This week is set to be the week of the growth forecast with several sets of statistics already having had profound impacts on markets. As we noted yesterday, the price of oil and the market’s interest rate expectations have been shifted by the forecasts presented by the IMF on Tuesday. Warnings on growth, supply chain disruptions and inflation pressures have all contributed to defensive price action. The World Bank also weighed in on the global economy and together really drove home the stag in stagflation. Here’s what these institutions observed:
The IMF followed the ECB’s previous meeting in stressing the impact of the invasion of Ukraine as a severe headache to growth and inflation. Naturally those closest geographically and most integrated economically were forecasted to be hit the hardest from their pre-invasion trajectories. The IMF had for a long time earmarked 2022 as the year the global economy could soar and unwind the lost years of the pandemic. Accordingly global growth forecasts for this year now sit at 3.6% at the International Monetary Fund.
That may sound respectable by western growth standards but this is meagre to below-average at best by historical global standards. The IMF had held 2022 expectations at 4.4% as recently as January and three months’ prior at a far more impressive 4.9%. The World Bank’s forecasts were similarly bleak: 3.2% for 2022 down from an estimated 4.1% in January.

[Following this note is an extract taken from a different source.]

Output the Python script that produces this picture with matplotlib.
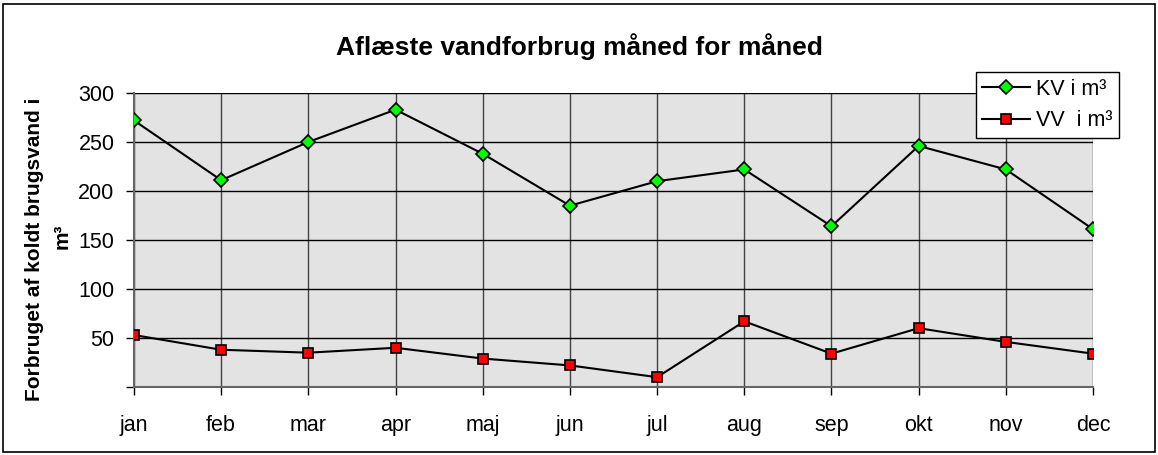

The UK has been one of if not the fastest growing G7 economy recently. Thanks to a rapid unwinding of pandemic restrictions and building consumer and investor confidence, the UK had performed well. The IMF sees the risk presented to the UK by the invasion of Ukraine as high, downgrading growth by 1% versus expectations published in January. By 2023, the Fund predicted the UK to fall to the slowest growing G7 economy. This pessimistic outlook continued to push GBP lower to test 1.30 on cable once again before a limited recovery yesterday.